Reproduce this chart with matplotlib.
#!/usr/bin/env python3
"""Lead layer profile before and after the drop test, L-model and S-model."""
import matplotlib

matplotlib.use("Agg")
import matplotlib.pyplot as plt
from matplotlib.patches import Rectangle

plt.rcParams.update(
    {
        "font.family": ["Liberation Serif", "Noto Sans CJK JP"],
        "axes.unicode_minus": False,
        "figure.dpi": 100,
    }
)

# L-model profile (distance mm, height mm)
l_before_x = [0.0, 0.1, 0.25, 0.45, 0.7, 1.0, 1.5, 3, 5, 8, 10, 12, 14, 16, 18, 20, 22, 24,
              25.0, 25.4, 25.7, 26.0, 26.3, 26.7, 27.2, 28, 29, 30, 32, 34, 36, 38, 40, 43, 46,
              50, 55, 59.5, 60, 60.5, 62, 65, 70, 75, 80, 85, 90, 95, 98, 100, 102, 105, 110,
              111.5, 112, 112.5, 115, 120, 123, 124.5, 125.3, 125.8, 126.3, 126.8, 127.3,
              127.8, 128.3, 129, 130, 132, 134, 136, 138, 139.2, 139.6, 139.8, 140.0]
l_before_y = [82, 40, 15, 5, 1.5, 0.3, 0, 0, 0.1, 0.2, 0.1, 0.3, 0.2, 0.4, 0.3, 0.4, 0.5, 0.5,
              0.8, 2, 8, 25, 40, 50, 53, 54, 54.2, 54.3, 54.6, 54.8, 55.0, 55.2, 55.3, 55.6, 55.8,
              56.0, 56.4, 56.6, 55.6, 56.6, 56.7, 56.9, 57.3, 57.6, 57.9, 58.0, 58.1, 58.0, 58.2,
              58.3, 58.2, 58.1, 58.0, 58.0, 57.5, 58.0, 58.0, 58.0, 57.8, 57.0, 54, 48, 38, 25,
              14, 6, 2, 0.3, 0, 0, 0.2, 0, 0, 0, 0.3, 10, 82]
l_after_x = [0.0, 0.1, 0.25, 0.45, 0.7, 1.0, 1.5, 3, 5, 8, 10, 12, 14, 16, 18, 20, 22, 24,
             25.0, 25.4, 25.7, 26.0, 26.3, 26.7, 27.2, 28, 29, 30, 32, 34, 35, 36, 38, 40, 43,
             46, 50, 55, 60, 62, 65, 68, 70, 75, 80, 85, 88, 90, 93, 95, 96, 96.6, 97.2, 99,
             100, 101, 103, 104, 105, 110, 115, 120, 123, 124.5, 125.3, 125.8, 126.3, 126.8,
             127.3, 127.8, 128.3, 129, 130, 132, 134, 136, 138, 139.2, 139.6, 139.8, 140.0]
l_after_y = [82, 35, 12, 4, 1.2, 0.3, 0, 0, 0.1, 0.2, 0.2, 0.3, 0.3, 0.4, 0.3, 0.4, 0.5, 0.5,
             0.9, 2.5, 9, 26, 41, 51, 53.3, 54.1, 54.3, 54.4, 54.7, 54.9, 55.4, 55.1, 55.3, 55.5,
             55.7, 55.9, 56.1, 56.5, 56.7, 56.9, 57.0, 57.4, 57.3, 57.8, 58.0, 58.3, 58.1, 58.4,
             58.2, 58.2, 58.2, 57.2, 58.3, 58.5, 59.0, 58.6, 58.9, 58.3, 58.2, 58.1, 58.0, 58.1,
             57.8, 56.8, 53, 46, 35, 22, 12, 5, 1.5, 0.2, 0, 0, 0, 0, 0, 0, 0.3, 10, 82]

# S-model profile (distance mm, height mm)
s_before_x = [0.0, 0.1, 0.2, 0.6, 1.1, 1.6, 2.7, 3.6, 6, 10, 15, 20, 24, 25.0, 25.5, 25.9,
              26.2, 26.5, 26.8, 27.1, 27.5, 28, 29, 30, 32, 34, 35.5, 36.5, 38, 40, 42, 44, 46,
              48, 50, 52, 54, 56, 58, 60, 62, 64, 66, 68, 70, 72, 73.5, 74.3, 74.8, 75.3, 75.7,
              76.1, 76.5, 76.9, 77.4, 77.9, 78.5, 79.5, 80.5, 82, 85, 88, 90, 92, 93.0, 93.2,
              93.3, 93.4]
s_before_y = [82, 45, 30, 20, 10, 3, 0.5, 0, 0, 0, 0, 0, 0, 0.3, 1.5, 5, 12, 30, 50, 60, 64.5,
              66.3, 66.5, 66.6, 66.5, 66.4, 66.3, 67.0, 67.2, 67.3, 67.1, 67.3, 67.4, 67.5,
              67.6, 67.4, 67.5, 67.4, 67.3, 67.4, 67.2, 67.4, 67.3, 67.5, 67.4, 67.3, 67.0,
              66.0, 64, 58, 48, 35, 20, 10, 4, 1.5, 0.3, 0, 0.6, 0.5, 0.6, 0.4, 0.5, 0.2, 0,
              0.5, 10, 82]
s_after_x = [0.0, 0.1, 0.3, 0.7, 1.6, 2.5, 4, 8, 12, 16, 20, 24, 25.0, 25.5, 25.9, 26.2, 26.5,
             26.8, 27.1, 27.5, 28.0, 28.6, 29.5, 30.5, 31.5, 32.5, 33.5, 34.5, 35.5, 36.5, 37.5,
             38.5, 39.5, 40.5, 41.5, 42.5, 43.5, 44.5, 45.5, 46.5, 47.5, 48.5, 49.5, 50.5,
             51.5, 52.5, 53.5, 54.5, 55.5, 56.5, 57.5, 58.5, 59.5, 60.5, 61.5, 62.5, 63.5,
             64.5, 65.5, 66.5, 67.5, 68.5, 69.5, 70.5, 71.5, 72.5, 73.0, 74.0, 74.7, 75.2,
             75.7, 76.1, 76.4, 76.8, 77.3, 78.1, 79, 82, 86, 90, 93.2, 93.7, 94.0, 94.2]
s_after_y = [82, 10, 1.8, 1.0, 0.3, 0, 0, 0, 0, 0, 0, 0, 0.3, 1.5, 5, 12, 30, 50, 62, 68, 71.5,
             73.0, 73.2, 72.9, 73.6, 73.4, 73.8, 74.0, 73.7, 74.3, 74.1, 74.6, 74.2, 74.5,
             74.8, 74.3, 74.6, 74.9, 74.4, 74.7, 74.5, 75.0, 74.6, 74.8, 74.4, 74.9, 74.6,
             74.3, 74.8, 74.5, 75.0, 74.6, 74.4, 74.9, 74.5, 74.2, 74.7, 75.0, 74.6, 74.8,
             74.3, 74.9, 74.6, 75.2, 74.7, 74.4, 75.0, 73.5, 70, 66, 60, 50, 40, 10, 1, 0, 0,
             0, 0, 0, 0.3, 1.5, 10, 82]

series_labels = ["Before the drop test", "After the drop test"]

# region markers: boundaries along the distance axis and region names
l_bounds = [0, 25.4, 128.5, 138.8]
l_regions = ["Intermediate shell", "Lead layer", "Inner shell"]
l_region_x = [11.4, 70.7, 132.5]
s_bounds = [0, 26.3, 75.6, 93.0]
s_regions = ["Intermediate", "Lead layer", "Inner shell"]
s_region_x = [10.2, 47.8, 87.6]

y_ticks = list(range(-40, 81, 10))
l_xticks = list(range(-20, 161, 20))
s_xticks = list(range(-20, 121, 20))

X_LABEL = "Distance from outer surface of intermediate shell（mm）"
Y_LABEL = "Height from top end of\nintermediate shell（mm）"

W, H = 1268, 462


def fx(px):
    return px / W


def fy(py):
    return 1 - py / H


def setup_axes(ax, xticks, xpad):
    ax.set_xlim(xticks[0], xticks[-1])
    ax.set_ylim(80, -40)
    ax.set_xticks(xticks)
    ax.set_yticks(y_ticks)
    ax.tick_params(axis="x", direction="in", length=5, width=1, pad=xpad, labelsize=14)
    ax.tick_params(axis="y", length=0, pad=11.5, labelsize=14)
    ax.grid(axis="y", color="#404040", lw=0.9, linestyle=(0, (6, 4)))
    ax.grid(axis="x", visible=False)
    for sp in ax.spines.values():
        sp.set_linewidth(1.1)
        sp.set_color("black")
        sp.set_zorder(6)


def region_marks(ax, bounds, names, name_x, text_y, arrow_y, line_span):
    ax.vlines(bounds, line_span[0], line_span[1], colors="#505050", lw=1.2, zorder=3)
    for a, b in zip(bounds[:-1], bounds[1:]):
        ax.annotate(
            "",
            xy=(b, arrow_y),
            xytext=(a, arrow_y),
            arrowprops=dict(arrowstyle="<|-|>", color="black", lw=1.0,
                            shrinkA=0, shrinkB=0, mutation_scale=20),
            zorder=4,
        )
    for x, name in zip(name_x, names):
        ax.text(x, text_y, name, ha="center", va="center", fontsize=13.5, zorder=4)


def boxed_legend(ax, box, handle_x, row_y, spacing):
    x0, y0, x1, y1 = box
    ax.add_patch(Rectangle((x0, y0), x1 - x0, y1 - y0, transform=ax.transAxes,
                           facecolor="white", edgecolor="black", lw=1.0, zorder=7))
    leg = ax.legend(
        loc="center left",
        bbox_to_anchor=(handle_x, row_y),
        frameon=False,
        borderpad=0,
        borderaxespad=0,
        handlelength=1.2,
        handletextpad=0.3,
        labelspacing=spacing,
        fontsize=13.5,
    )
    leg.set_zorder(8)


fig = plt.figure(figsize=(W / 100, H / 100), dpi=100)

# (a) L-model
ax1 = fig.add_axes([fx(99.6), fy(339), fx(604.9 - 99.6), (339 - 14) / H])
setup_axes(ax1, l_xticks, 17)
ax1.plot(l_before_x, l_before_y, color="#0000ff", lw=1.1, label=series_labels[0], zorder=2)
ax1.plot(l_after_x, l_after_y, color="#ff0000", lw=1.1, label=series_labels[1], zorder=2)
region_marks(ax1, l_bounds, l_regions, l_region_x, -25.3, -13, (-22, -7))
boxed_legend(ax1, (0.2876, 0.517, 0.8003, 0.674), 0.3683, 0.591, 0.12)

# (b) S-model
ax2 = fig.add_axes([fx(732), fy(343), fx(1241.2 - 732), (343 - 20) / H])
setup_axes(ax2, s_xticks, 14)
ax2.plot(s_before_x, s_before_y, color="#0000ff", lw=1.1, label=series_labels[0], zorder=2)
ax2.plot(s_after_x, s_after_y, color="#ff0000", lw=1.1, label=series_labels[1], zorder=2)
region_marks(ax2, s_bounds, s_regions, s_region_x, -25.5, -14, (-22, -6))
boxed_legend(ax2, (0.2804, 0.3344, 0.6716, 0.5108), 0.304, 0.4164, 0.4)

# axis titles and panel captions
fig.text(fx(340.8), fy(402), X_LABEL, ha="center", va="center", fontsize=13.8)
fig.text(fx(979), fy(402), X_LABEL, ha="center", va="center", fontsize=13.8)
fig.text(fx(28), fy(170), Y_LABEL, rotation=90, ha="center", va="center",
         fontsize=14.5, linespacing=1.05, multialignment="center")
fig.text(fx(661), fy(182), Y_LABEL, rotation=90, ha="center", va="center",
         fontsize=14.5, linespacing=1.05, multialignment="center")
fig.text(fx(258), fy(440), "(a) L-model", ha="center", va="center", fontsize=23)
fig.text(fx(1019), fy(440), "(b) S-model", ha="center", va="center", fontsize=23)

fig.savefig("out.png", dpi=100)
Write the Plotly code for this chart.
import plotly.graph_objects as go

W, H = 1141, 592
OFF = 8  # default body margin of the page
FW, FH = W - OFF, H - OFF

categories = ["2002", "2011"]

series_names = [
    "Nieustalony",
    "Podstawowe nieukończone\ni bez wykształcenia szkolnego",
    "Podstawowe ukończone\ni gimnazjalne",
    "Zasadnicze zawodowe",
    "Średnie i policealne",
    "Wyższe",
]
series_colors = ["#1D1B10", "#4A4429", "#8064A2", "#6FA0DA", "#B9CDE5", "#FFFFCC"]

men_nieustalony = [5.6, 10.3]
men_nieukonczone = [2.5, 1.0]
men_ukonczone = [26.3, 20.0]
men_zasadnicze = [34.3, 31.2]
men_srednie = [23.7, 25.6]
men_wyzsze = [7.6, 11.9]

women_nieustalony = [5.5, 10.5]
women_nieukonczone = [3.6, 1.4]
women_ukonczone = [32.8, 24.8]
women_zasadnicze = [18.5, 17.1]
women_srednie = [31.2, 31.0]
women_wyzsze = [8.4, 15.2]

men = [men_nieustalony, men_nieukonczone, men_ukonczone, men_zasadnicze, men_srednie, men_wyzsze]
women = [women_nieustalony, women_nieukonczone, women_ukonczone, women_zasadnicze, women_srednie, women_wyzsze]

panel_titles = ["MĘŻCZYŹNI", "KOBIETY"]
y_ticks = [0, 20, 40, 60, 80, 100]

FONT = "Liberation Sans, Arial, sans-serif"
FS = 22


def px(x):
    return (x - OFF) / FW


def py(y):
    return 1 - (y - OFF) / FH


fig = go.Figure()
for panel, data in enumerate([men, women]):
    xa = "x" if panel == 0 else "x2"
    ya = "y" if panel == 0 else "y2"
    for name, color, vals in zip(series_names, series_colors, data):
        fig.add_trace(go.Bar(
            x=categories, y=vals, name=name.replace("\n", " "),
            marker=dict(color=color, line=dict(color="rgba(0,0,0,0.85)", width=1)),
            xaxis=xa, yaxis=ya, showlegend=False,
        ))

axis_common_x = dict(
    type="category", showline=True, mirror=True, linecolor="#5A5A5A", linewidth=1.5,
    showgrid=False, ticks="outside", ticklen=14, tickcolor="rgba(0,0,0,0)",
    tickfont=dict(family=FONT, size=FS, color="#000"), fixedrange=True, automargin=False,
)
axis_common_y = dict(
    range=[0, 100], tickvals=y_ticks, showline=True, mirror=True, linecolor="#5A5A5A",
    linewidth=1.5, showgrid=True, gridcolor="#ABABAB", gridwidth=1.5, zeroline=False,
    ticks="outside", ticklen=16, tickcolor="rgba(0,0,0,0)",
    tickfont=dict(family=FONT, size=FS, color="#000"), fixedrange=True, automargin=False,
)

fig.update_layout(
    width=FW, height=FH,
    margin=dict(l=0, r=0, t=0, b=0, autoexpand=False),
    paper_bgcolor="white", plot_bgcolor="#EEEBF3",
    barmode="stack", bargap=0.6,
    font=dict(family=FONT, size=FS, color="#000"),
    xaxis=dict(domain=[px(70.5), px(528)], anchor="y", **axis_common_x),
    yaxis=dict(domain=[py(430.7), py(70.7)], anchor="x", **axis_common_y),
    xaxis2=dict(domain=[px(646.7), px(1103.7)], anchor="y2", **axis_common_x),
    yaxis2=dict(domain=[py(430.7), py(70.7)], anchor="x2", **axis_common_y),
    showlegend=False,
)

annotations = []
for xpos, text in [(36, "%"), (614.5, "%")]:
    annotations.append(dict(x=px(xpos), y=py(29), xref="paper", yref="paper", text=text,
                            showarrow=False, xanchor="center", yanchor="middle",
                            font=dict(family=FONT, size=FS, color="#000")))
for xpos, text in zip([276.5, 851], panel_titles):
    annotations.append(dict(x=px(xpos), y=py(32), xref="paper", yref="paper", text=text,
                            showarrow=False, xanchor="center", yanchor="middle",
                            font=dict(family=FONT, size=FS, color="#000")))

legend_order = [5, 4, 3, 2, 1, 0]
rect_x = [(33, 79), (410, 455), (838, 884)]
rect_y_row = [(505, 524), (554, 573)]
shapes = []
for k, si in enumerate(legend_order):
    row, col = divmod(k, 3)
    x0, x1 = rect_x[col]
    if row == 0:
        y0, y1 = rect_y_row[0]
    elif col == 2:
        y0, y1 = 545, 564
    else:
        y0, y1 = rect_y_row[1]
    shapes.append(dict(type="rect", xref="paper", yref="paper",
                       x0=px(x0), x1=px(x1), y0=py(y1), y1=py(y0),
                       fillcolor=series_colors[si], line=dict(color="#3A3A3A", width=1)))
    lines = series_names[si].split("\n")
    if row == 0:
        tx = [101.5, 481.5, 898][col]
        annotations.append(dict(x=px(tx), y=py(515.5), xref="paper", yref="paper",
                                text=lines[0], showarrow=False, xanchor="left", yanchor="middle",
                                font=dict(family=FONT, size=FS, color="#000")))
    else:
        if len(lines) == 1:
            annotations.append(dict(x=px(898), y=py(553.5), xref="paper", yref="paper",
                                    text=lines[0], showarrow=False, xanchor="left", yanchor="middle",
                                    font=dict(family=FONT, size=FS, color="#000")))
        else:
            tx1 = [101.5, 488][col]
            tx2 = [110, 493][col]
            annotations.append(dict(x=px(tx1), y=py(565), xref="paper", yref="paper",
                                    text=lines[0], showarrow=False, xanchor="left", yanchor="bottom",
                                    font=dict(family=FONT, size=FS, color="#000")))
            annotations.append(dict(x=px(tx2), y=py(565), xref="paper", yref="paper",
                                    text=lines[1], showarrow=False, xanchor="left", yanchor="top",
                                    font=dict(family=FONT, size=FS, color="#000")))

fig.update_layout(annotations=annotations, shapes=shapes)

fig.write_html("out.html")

.....

- Task directions
Look at the material above and copy, word for word, its lines from the first through the one containing "from matplotlib.patches import Rectangle".

- Written reply
Reproduce this chart with matplotlib.
#!/usr/bin/env python3
"""Lead layer profile before and after the drop test, L-model and S-model."""
import matplotlib

matplotlib.use("Agg")
import matplotlib.pyplot as plt
from matplotlib.patches import Rectangle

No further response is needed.